## DATASET EXCERPT

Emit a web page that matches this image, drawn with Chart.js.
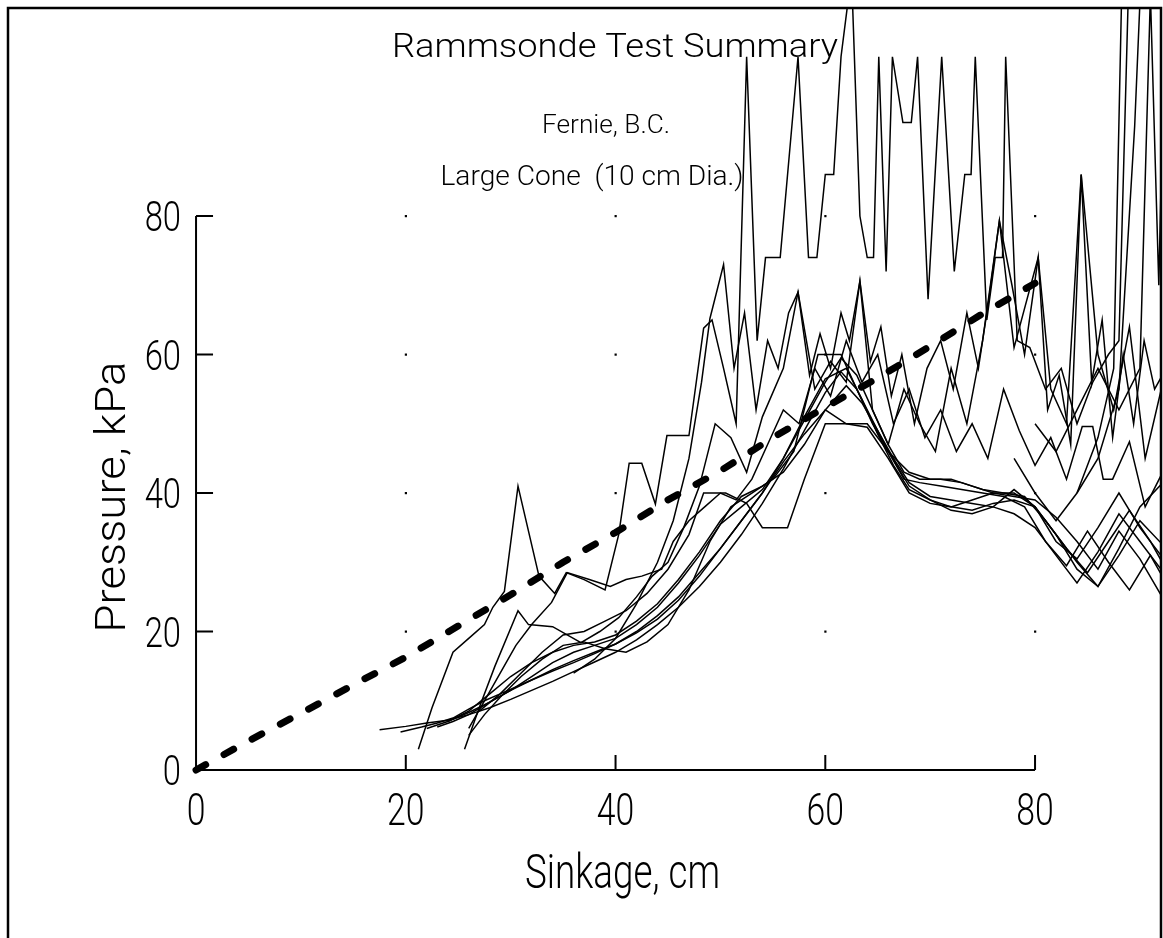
<!DOCTYPE html>
<html><head><meta charset="utf-8">
<script src="https://cdn.jsdelivr.net/npm/chart.js@4.4.1/dist/chart.umd.min.js"></script>
<style>html,body{margin:0;padding:0;background:#fff;}canvas{display:block;}</style>
</head><body>
<canvas id="c" width="1163" height="938"></canvas>
<script>
// ---- tick values ----
const xTicks = [0, 20, 40, 60, 80];
const yTicks = [0, 20, 40, 60, 80];
const gridDotX = [20, 40, 60, 80];
const gridDotY = [20, 40, 60, 80];

// ---- text ----
const titleText = "Rammsonde Test Summary";
const subtitle1 = "Fernie, B.C.";
const subtitle2 = "Large Cone  (10 cm Dia.)";
const xTitle = "Sinkage, cm";
const yTitle = "Pressure, kPa";

// ---- series: [sinkage cm, pressure kPa] ----
const meanDashed = [[0,0],[5,4.2],[10,8.2],[15,12.3],[20,16.3],[25,20.8],[30,25.3],[35,30],[40,34.3],[45,39],[50,43.2],[55,48],[60,52.4],[65,56.6],[70,61.2],[75,65.9],[80,70.3]];

const test1 = [[17.5,5.8],[20,6.3],[22,6.8],[24,7.2],[26,8],[28,9],[30,10.2],[32,11.5],[34,12.8],[36,14.2],[38,15.6],[40,17],[42,18.8],[44,21],[46,23.5],[48,26.5],[50,30],[52,34],[54,38.5],[56,43.5],[58,49],[60,54.5],[61.5,57.5],[63,55],[64.5,50.5],[66,46],[67.5,42],[69,41.5],[71,41],[73,40.5],[75,40],[77,39.5],[79,38],[81,33],[83,29.5],[85,34.5],[87,30],[89,26],[91,31],[92.5,27]];
const test2 = [[19.5,5.5],[21.5,6.2],[23,6.8],[24.5,7.5],[26,8.8],[27.5,10],[29,11],[30.5,12],[32,13],[34,14.3],[36,15.5],[38,16.8],[40,18.2],[42,20],[44,22.3],[46,25],[48,28.5],[50,32],[52,36],[54,40],[56,44.5],[58,48.5],[60,52],[62,55.5],[63.5,53],[65,49],[66.5,45],[68,41.5],[70,39.5],[72,39],[74,38.5],[76,38],[78,37],[80,35],[82,31],[84,27],[86,31.5],[88,37],[90,33],[92.5,28]];
const test3 = [[23,6.2],[24.5,7],[26,8],[28,9.8],[30,11.5],[32,13],[34,14.5],[36,15.8],[38,17],[40,18.2],[42,19.8],[44,21.8],[46,24.5],[48,28],[50,32],[52,36],[54,40],[56,45],[58,50.5],[60,56],[61.5,59.5],[63,57],[64.5,52],[66,47],[67.5,43],[69,42],[71,42],[73,41.5],[75,40.5],[77,40],[79,39.5],[81,36],[83,32],[85,28.5],[87,33],[89,37.5],[91,33],[92.5,29]];
const test4 = [[22,6],[24,7],[26,8.3],[28,9.8],[30,11.5],[32,13.5],[34,15.5],[36,17],[38,18],[40,19],[42,21],[44,23.5],[46,27],[48,31],[50,35.5],[52,38],[54,40.5],[56,45],[58,51],[60,56.5],[62,58],[63.5,53.5],[65,48.5],[66.5,44],[68,40.5],[70,39],[72,38],[74,37.5],[76,38.5],[78,39],[80,38],[82,34],[84,30],[86,26.5],[88,32],[90,38],[92.5,42]];
const test5 = [[24,7],[26,8.5],[28,11],[30,13.5],[32,15.5],[34,17],[36,18],[38,18.5],[40,19.5],[42,21.5],[44,24],[46,27.5],[48,31.5],[50,36],[52,39.5],[54,41],[56,43],[58,47],[60,52],[62,50],[64,49.5],[66,45],[68,40],[70,38.5],[72,38],[74,39],[76,40],[78,39.5],[80,39],[82,36.5],[84,33],[86,29],[88,34.5],[90,30.5],[92.5,24]];
const test6 = [[26,5],[27.5,8],[29,10.5],[31,13.5],[33,16],[35,18],[37,18.5],[39,17.5],[41,17],[43,18.5],[45,21],[47,26],[49,33],[51,38],[53,40],[55,42],[57,46],[59.3,60],[61.5,60],[63,55],[64.5,50],[66,46],[68,43],[70,42],[72,42],[74,41],[76,40],[78,40],[80,38],[82,34],[84,29],[86,26.5],[88,31],[90,36],[92.5,32]];
const test7 = [[27,8.5],[29,11],[31,14],[33,17],[35,19.5],[37,20],[39,21.5],[41,23],[43,25.5],[45,29],[47,34],[48.4,40],[50.5,40],[52.5,38.5],[54,35],[56.4,35],[58,42],[60,50],[62,50],[64,50],[66,46],[68,41],[70,39],[72,37.5],[74,37],[76,38],[78,40.5],[80,38],[82,33],[84,30.5],[86,35],[88,40],[90,35],[92.5,30]];
const test8 = [[21.2,3],[22.5,9],[24.5,17],[26,19],[27.5,21],[28.3,23.5],[29.4,25.8],[30.7,41],[32.7,28],[34.2,25.5],[35.3,28.5],[37,27.5],[39,26],[40.3,34],[41.3,44.3],[42.5,44.3],[43.8,38.4],[44.9,48.3],[47,48.3],[48.4,63.8],[49.2,65],[50.3,58],[51.5,50],[52.5,103],[53.5,62],[54.3,74],[55.7,74],[57.4,103],[58.4,74],[59.2,74],[60,86],[60.8,86],[61.5,103],[62.5,115],[63.3,80],[64,74],[64.6,74],[65.1,103],[65.8,72],[66.4,103],[67.4,93.5],[68.2,93.5],[68.8,103],[69.8,68],[71.1,103],[72.3,72],[73.3,86],[73.9,86],[74.3,103],[75.4,65],[76.2,74],[76.9,74],[77.2,103],[78.3,62],[79.5,61],[81,55],[82.5,58],[84,50],[85.5,56],[87,60],[88,62],[89,118]];
const test9 = [[25.6,3],[27,9],[28.5,15],[30.7,23],[31.7,21],[34,20.7],[36.7,18.4],[38.5,20],[40.3,22],[42,25],[43.5,28],[45,30],[46.5,35],[48,41],[49.5,50],[51,48],[52.5,43],[54,51],[56,58],[57.4,69],[59,55],[60.5,59],[62,56],[63.3,70.6],[64.5,52],[66,47],[67.5,55],[69,50],[70.5,46],[72,58],[73.5,50],[75,62],[76.6,79.3],[78,61],[80.3,74],[81.5,55],[83,50],[84.4,86],[86,60],[87.5,52],[89,64],[90.5,45],[92.5,58]];
const test10 = [[26,6],[27.5,10],[29,14],[30.5,18],[32,21],[33.9,24.2],[35.4,28.5],[37.5,27.5],[39.5,26.5],[41,27.5],[42.5,28],[44.4,29],[45.5,33],[47,36],[48.5,38],[50,40],[51.5,39],[53,42],[54.5,47],[56,52],[57.5,50],[59,58],[60.5,54],[62,62],[63.5,56],[65,60],[66.5,50],[68,55],[69.5,48],[71,52],[72.5,46],[74,50],[75.5,45],[77,55],[78.5,49],[80,44],[81.5,48],[83,42],[84.5,49.6],[85.5,49.6],[86.5,42],[87.4,42],[89,47.4],[90.5,38],[92.5,44]];
const test11 = [[36,14],[38,16],[40,19],[42,24],[44,30],[45.5,36],[47,45],[48.2,56],[49,65.2],[50.3,73],[51.3,58],[52.3,66],[53.4,52],[54.5,62],[55.5,58],[56.5,66],[57.4,69],[58.5,57],[59.5,63],[60.5,58],[61.5,66],[62.3,62],[63.3,70.6],[64.3,59],[65.3,64],[66.3,54],[67.3,60],[68.5,50],[69.7,58],[71,62],[72.2,55],[73.5,66],[74.6,58],[75.6,68],[76.6,79.3],[77.8,70],[79,60],[80.3,74],[81.2,52],[82.3,57],[83.4,47],[84.4,86],[85.4,56],[86.4,65],[87.4,48],[88.4,60],[89.4,50],[90.4,62],[91.4,55],[92.5,58]];
const test12 = [[78,45],[80,40],[82,36],[84,40],[86,45],[88,55],[89.5,93],[90.2,118]];
const test13 = [[80,50],[82,46],[84,52],[86,58],[88,52],[90,58],[91,112],[91.8,70],[92.5,118]];
const test14 = [[84,40],[86,48],[87.5,58],[88.3,115]];

const solidSeries = [test1,test2,test3,test4,test5,test6,test7,test8,test9,test10,test11,test12,test13,test14];

const toPts = arr => arr.map(p => ({x: p[0], y: p[1]}));
const datasets = solidSeries.map(s => ({
  data: toPts(s), showLine: true, pointRadius: 0, borderColor: '#000',
  borderWidth: 1.5, fill: false, tension: 0
}));
datasets.push({
  data: toPts(meanDashed), showLine: true, pointRadius: 0, borderColor: '#000',
  borderWidth: 7, borderDash: [11, 21], borderCapStyle: 'round', fill: false, tension: 0
});

const FONT = 'Roboto, "DejaVu Sans", sans-serif';
function drawText(ctx, s, x, y, size, opts) {
  opts = opts || {};
  ctx.save();
  ctx.translate(x, y);
  if (opts.rot) ctx.rotate(opts.rot);
  ctx.font = '300 ' + size + 'px ' + FONT;
  ctx.fillStyle = '#000';
  ctx.textBaseline = 'alphabetic';
  ctx.textAlign = opts.align || 'center';
  let sx = opts.scaleX || 1;
  if (opts.width) sx = opts.width / ctx.measureText(s).width;
  ctx.scale(sx, 1);
  ctx.fillText(s, 0, 0);
  ctx.restore();
}

const decor = {
  id: 'decor',
  beforeDatasetsDraw(chart) {
    const ctx = chart.ctx, xs = chart.scales.x, ys = chart.scales.y, ca = chart.chartArea;
    ctx.save();
    ctx.strokeStyle = '#000';
    // frame
    ctx.lineWidth = 2.5;
    ctx.beginPath();
    ctx.moveTo(ca.left, ca.bottom); ctx.lineTo(ca.left, ca.top);
    ctx.lineTo(ca.right, ca.top); ctx.lineTo(ca.right, ca.bottom);
    ctx.stroke();
    // axes
    const x0 = xs.getPixelForValue(xTicks[0]), x1 = xs.getPixelForValue(xTicks[xTicks.length-1]);
    const y0 = ys.getPixelForValue(yTicks[0]), y1 = ys.getPixelForValue(yTicks[yTicks.length-1]);
    ctx.lineWidth = 2;
    ctx.beginPath();
    ctx.moveTo(x0, y1); ctx.lineTo(x0, y0); ctx.lineTo(x1, y0);
    ctx.stroke();
    // inward ticks
    ctx.beginPath();
    yTicks.slice(1).forEach(v => { const p = ys.getPixelForValue(v); ctx.moveTo(x0, p); ctx.lineTo(x0 + 17, p); });
    xTicks.slice(1).forEach(v => { const p = xs.getPixelForValue(v); ctx.moveTo(p, y0); ctx.lineTo(p, y0 - 15); });
    ctx.stroke();
    // grid dots
    ctx.fillStyle = '#000';
    gridDotX.forEach(gx => gridDotY.forEach(gy => {
      const px = xs.getPixelForValue(gx), py = ys.getPixelForValue(gy);
      ctx.fillRect(px - 1, py - 1, 2.2, 2.2);
    }));
    ctx.restore();
  },
  afterDraw(chart) {
    const ctx = chart.ctx, xs = chart.scales.x, ys = chart.scales.y;
    const x0 = xs.getPixelForValue(0), y0 = ys.getPixelForValue(0);
    yTicks.forEach(v => drawText(ctx, String(v), x0 - 15, ys.getPixelForValue(v) + 15, 42, {align: 'right', scaleX: 0.78}));
    xTicks.forEach(v => drawText(ctx, String(v), xs.getPixelForValue(v), y0 + 55, 45, {scaleX: 0.75}));
    const xMid = (xs.getPixelForValue(xTicks[0]) + xs.getPixelForValue(xTicks[xTicks.length-1])) / 2;
    const yMid = (ys.getPixelForValue(yTicks[0]) + ys.getPixelForValue(yTicks[yTicks.length-1])) / 2;
    drawText(ctx, xTitle, xMid + 7, y0 + 118, 49, {width: 195});
    drawText(ctx, yTitle, x0 - 71, yMid + 4, 42, {width: 271, rot: -Math.PI / 2});
    drawText(ctx, titleText, 615, 57, 34, {width: 446});
    drawText(ctx, subtitle1, 606, 133, 25, {width: 128});
    drawText(ctx, subtitle2, 592, 185, 27, {width: 303});
  }
};

new Chart(document.getElementById('c'), {
  type: 'scatter',
  data: { datasets },
  options: {
    responsive: false, animation: false, devicePixelRatio: 1,
    layout: { padding: { left: 8, top: 8, right: 2, bottom: 0 } },
    plugins: { legend: { display: false }, tooltip: { enabled: false }, title: { display: false } },
    scales: {
      x: { type: 'linear', min: -17.93, max: 92.01, display: false },
      y: { type: 'linear', min: -24.26, max: 110.04, display: false }
    }
  },
  plugins: [decor]
});
</script>
</body></html>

## DIRECTIVE
Pictures stay out. Repeat only the lines from the beginning of the data through the line that has "const gridDotY = [20, 40, 60, 80];".

## EXPECTED ANSWER
Emit a web page that matches this image, drawn with Chart.js.
<!DOCTYPE html>
<html><head><meta charset="utf-8">
<script src="https://cdn.jsdelivr.net/npm/chart.js@4.4.1/dist/chart.umd.min.js"></script>
<style>html,body{margin:0;padding:0;background:#fff;}canvas{display:block;}</style>
</head><body>
<canvas id="c" width="1163" height="938"></canvas>
<script>
// ---- tick values ----
const xTicks = [0, 20, 40, 60, 80];
const yTicks = [0, 20, 40, 60, 80];
const gridDotX = [20, 40, 60, 80];
const gridDotY = [20, 40, 60, 80];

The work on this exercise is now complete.